Sullenberger answered, “We’re unable. We may end up in the Hudson.” In the abstract, the judgment was a close call. Perhaps 40 seconds had passed since the impact with the birds. The airplane had just rolled out of the turn, and was descending smoothly, southwest-bound over the Bronx. Skiles was into a checklist trying to re-start the engines. Sullenberger could see La Guardia to the left side. Like all pilots he was experienced at visually projecting flight paths, even around corners, and particularly in descents. It was not obvious that if he turned directly toward the airport he would undershoot the runway. But he clearly did not have the margins of altitude that had been enjoyed for instance by Piché, and that would have allowed him to adjust the flight-path geometry to navigate a surefire descent to a safe landing. Over the months after he made the decision not to try for the runway, multiple simulations of it have been run, and not a single pilot has been able to stretch the glide to La Guardia—an outcome that would seem to justify Sullenberger’s decision to go for the Hudson instead. But that misses the point. Even if it had been shown in simulation that Sullenberger could in theory have glided to La Guardia, in practice the approach would have been a very close thing, a crapshoot in a place where undershooting the runway by 20 feet would be like undershooting it by a mile. Once you committed toward La Guardia, you either had luck on your side or you died. Who knows what Piché might have tried? But Sullenberger was not that kind of gambler.

When Sullenberger said he was unable to land on Runway 13, the controller, correctly, made no assumption about why.

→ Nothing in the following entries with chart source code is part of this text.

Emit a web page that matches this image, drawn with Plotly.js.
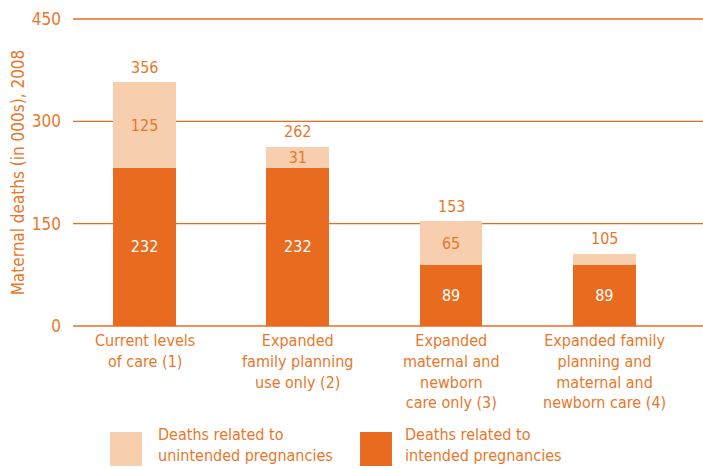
<!DOCTYPE html>
<html><head><meta charset="utf-8">
<script src="https://cdn.plot.ly/plotly-3.0.1.min.js"></script>
<style>html,body{margin:0;padding:0;background:#fff}#chart{width:703px;height:469px}</style>
</head><body><div id="chart"></div>
<script>
const categories = ["Current levels<br>of care (1)", "Expanded<br>family planning<br>use only (2)", "Expanded<br>maternal and<br>newborn<br>care only (3)", "Expanded family<br>planning and<br>maternal and<br>newborn care (4)"];
const intended = [232, 232, 89, 89];
const unintended = [125, 31, 65, 16];
const unintendedLabels = ["125", "31", "65", ""];
const totals = [356, 262, 153, 105];
const seriesNames = ["Deaths related to<br>unintended pregnancies", "Deaths related to<br>intended pregnancies"];
const yTicks = [0, 150, 300, 450];

const DARK = "#E96B20", LIGHT = "#F8CFAE", TXT = "#E8772A";
const FONT = "'Liberation Sans Narrow', 'DejaVu Sans Condensed', 'DejaVu Sans', sans-serif";
const xs = categories.map((_, i) => i);

const traces = [
  {type: "bar", x: xs, y: intended, name: seriesNames[1], marker: {color: DARK},
   width: 0.41, text: intended.map(String), textposition: "inside", insidetextanchor: "middle",
   textangle: 0, constraintext: "none",
   textfont: {color: "#ffffff", size: 16, family: FONT}, hoverinfo: "none", showlegend: false},
  {type: "bar", x: xs, y: unintended, name: seriesNames[0], marker: {color: LIGHT},
   width: 0.41, text: unintendedLabels, textposition: "inside", insidetextanchor: "middle",
   textangle: 0, constraintext: "none",
   textfont: {color: TXT, size: 16, family: FONT}, hoverinfo: "none", showlegend: false}
];

const annotations = categories.map((c, i) => ({
  x: i, y: 0, xref: "x", yref: "y", yanchor: "top", yshift: -3, text: c, showarrow: false,
  font: {color: TXT, size: 16, family: FONT}, align: "center"
}));
totals.forEach((t, i) => annotations.push({
  x: i, y: t, xref: "x", yref: "y", yanchor: "bottom", yshift: 4, text: String(t), showarrow: false,
  font: {color: TXT, size: 16, family: FONT}
}));
annotations.push(
  {xref: "paper", yref: "paper", x: 0.1317, y: -0.382, xanchor: "left", yanchor: "middle",
   text: seriesNames[0], showarrow: false, align: "left", font: {color: TXT, size: 16, family: FONT}},
  {xref: "paper", yref: "paper", x: 0.5238, y: -0.382, xanchor: "left", yanchor: "middle",
   text: seriesNames[1], showarrow: false, align: "left", font: {color: TXT, size: 16, family: FONT}}
);
const shapes = yTicks.map(v => ({
  type: "line", xref: "paper", yref: "y", x0: 0, x1: 1, y0: v, y1: v, layer: "below",
  line: {color: DARK, width: 1.3}
}));
shapes.push(
  {type: "rect", xref: "paper", yref: "paper", x0: 0.0587, x1: 0.1095, y0: -0.340, y1: -0.450,
   fillcolor: LIGHT, line: {width: 0}},
  {type: "rect", xref: "paper", yref: "paper", x0: 0.4556, x1: 0.5063, y0: -0.340, y1: -0.450,
   fillcolor: DARK, line: {width: 0}}
);

const layout = {
  width: 703, height: 469,
  margin: {l: 73, r: 0, t: 18, b: 142},
  paper_bgcolor: "#fff", plot_bgcolor: "#fff",
  barmode: "stack", showlegend: false,
  font: {family: FONT, color: TXT},
  xaxis: {range: [-0.467, 3.644], showticklabels: false, showgrid: false, zeroline: false,
          showline: false, ticks: "", fixedrange: true},
  yaxis: {range: [-1.5, 451.5], tickvals: yTicks, ticktext: yTicks.map(String),
          showgrid: false, zeroline: false,
          showline: false, ticks: "", ticklabelstandoff: 11,
          tickfont: {color: TXT, size: 17, family: FONT},
          title: {text: "Maternal deaths (in 000s), 2008", font: {color: TXT, size: 17, family: FONT}, standoff: 2}},
  annotations: annotations, shapes: shapes
};
Plotly.newPlot("chart", traces, layout, {staticPlot: true, displayModeBar: false});
</script></body></html>
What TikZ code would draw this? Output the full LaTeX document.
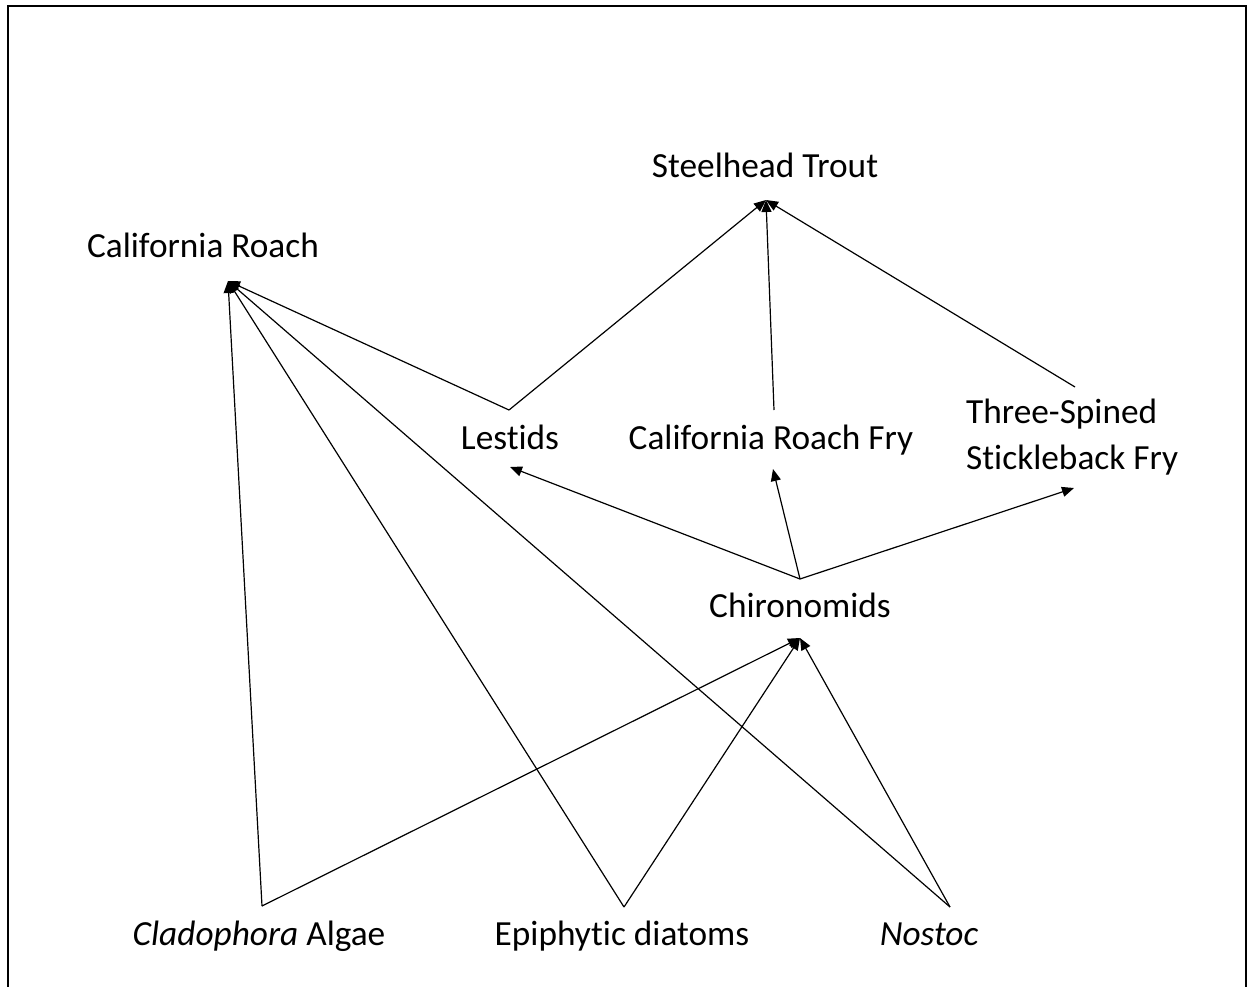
\documentclass[tikz,border=0pt]{standalone}
\usepackage{fontspec}
\setmainfont[Ligatures=NoCommon]{Carlito}
\usetikzlibrary{arrows.meta}
\begin{document}
\begin{tikzpicture}[x=1pt,y=-1pt,
  lbl/.style={anchor=base,inner sep=0pt,font=\fontsize{35.3}{46}\selectfont},
  edge/.style={draw=black,line width=1.2pt},
  arr/.style={edge,-{Triangle[length=12pt,width=10pt]}}]
\useasboundingbox (0,0) rectangle (1248,986);
\begin{scope}
\clip (0,0) rectangle (1248,986);
\draw[line width=2pt] (8,1000) -- (8,6) -- (1246,6) -- (1246,1000);
\end{scope}
% labels
\node[lbl] (trout) at (765,177) {Steelhead Trout};
\node[lbl] (roach) at (203,257) {California Roach};
\node[lbl] (lestids) at (510,449) {Lestids};
\node[lbl] (fry) at (771,449) {California Roach Fry};
\node[lbl,align=left,anchor=north west] (stick) at (966,399) {Three-Spined\\Stickleback Fry};
\node[lbl] (chiro) at (800,617) {Chironomids};
\node[lbl] (clado) at (259,945) {\textit{Cladophora} Algae};
\node[lbl] (epi) at (622,945) {Epiphytic diatoms};
\node[lbl] (nostoc) at (929,945) {\textit{Nostoc}};
% attachment points
\coordinate (troutIn) at (766,200);
\coordinate (roachIn) at (228,281);
\coordinate (lestTop) at (509,410);
\coordinate (lestIn) at (510,467);
\coordinate (fryTop) at (774,410);
\coordinate (fryIn) at (773,469);
\coordinate (stickTop) at (1075,387);
\coordinate (stickIn) at (1074,488);
\coordinate (chiroTop) at (800,579);
\coordinate (chiroIn) at (800,638);
\coordinate (cladoTop) at (262,906);
\coordinate (epiTop) at (624,907);
\coordinate (nostocTop) at (950,907);
% edges
\draw[arr] (lestTop) -- (troutIn);
\draw[arr] (fryTop) -- (troutIn);
\draw[arr] (stickTop) -- (troutIn);
\draw[arr] (lestTop) -- (roachIn);
\draw[arr] (cladoTop) -- (roachIn);
\draw[arr] (epiTop) -- (roachIn);
\draw[arr] (nostocTop) -- (roachIn);
\draw[arr] (chiroTop) -- (lestIn);
\draw[arr] (chiroTop) -- (fryIn);
\draw[arr] (chiroTop) -- (stickIn);
\draw[arr] (cladoTop) -- (chiroIn);
\draw[arr] (epiTop) -- (chiroIn);
\draw[arr] (nostocTop) -- (chiroIn);
\end{tikzpicture}
\end{document}
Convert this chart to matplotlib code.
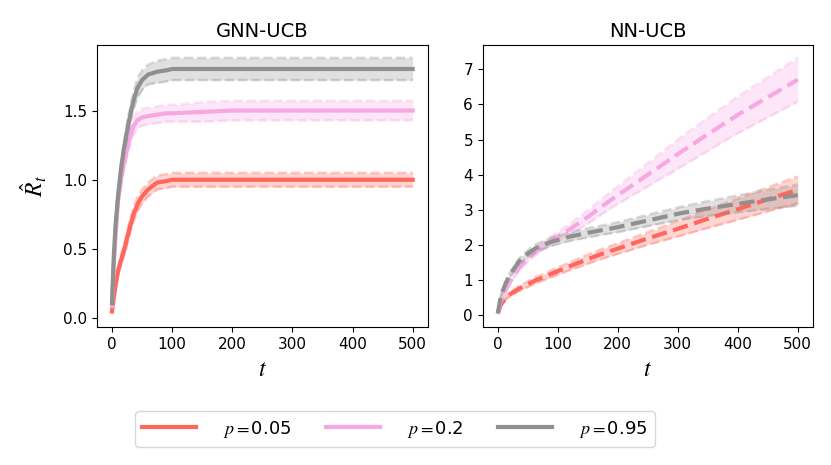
import numpy as np
import matplotlib
matplotlib.use("Agg")
import matplotlib.pyplot as plt

plt.rcParams['mathtext.fontset'] = 'stix'

# GNN-UCB (left) readings
t_gnn = [0, 3, 6, 10, 15, 20, 28, 35, 42, 50, 60, 75, 90, 100, 150, 200, 300, 400, 500]
gnn_red = [0.05, 0.15, 0.24, 0.34, 0.42, 0.49, 0.63, 0.74, 0.82, 0.88, 0.93, 0.98, 0.99, 1.0, 1.0, 1.0, 1.0, 1.0, 1.0]
gnn_red_w = [0.02, 0.02, 0.03, 0.03, 0.04, 0.04, 0.05, 0.05, 0.05, 0.05, 0.05, 0.05, 0.05, 0.05, 0.05, 0.05, 0.05, 0.05, 0.05]
gnn_pink = [0.09, 0.38, 0.60, 0.85, 1.00, 1.12, 1.28, 1.38, 1.43, 1.45, 1.46, 1.47, 1.48, 1.48, 1.49, 1.50, 1.50, 1.50, 1.50]
gnn_pink_w = [0.02, 0.03, 0.03, 0.04, 0.05, 0.05, 0.06, 0.06, 0.06, 0.06, 0.06, 0.06, 0.06, 0.06, 0.07, 0.07, 0.07, 0.07, 0.07]
gnn_gray = [0.11, 0.45, 0.68, 0.88, 1.08, 1.23, 1.42, 1.56, 1.66, 1.72, 1.76, 1.78, 1.79, 1.80, 1.80, 1.80, 1.80, 1.80, 1.80]
gnn_gray_w = [0.02, 0.03, 0.03, 0.04, 0.05, 0.05, 0.06, 0.06, 0.07, 0.07, 0.07, 0.08, 0.08, 0.08, 0.08, 0.08, 0.08, 0.08, 0.08]

# NN-UCB (right) readings
t_nn = [0, 5, 13, 20, 35, 50, 63, 75, 90, 120, 150, 175, 200, 250, 303, 350, 400, 450, 500]
nn_red = [0.06, 0.30, 0.50, 0.60, 0.76, 0.89, 1.00, 1.08, 1.19, 1.40, 1.60, 1.76, 1.90, 2.19, 2.48, 2.75, 3.02, 3.30, 3.57]
nn_red_w = [0.02, 0.04, 0.05, 0.06, 0.07, 0.08, 0.09, 0.09, 0.10, 0.11, 0.13, 0.14, 0.15, 0.18, 0.22, 0.26, 0.30, 0.34, 0.38]
nn_pink = [0.06, 0.40, 0.72, 0.95, 1.34, 1.62, 1.81, 1.96, 2.14, 2.45, 2.80, 3.12, 3.42, 4.00, 4.62, 5.15, 5.70, 6.20, 6.70]
nn_pink_w = [0.02, 0.03, 0.04, 0.05, 0.07, 0.08, 0.09, 0.10, 0.12, 0.15, 0.19, 0.22, 0.25, 0.33, 0.42, 0.47, 0.52, 0.57, 0.62]
nn_gray = [0.06, 0.55, 0.91, 1.15, 1.53, 1.76, 1.91, 2.00, 2.10, 2.24, 2.35, 2.43, 2.51, 2.70, 2.90, 3.04, 3.17, 3.30, 3.42]
nn_gray_w = [0.02, 0.04, 0.05, 0.06, 0.08, 0.10, 0.11, 0.11, 0.12, 0.12, 0.13, 0.13, 0.14, 0.16, 0.18, 0.21, 0.24, 0.27, 0.30]

labels = ['0.05', '0.2', '0.95']
colors = ['#ff665c', '#f7a8e3', '#909090']


def draw(ax, t, series, ls):
    t = np.array(t)
    for (m, w), c in zip(series, colors):
        m = np.array(m)
        w = np.array(w)
        ax.fill_between(t, m - w, m + w, color=c, alpha=0.28, lw=0)
        ax.plot(t, m - w, color=c, lw=1.8, ls='--', alpha=0.35)
        ax.plot(t, m + w, color=c, lw=1.8, ls='--', alpha=0.35)
        ax.plot(t, m, color=c, lw=3, ls=ls)


fig = plt.figure(figsize=(8.31, 4.65), dpi=100)
ax1 = fig.add_axes([0.1167, 0.297, 0.398, 0.606])
ax2 = fig.add_axes([0.581, 0.297, 0.397, 0.606])

draw(ax1, t_gnn, [(gnn_red, gnn_red_w), (gnn_pink, gnn_pink_w), (gnn_gray, gnn_gray_w)], '-')
draw(ax2, t_nn, [(nn_red, nn_red_w), (nn_pink, nn_pink_w), (nn_gray, nn_gray_w)], '--')

ax1.set_title('GNN-UCB', fontsize=14)
ax2.set_title('NN-UCB', fontsize=14)
for ax in (ax1, ax2):
    ax.set_xlabel(r'$t$', fontsize=17)
    ax.tick_params(labelsize=11)
    ax.set_xticks([0, 100, 200, 300, 400, 500])
ax1.set_yticks([0.0, 0.5, 1.0, 1.5])
ax2.set_yticks(range(8))
ax1.set_ylabel(r'$\hat{R}_t$', fontsize=17, labelpad=10)

handles = [plt.Line2D([], [], color=c, lw=3) for c in colors]
fig.legend(handles, [r'$p=$' + s for s in labels], loc='center',
           bbox_to_anchor=(0.475, 0.077), ncol=3, fontsize=13,
           handlelength=3.0, columnspacing=1.9, handletextpad=1.5)

fig.savefig('out.png', dpi=100)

For all he knew, the airplane had been damaged to the extent of being difficult to fly, and in conjunction with that was perhaps even too high. He therefore responded by offering Sullenberger the same runway in the opposite direction, on the chance that Sullenberger might need to overfly the airport, then turn around and come back in. He radioed, “All right, Cactus 1549, it’s going to be left traffic to Runway 31.”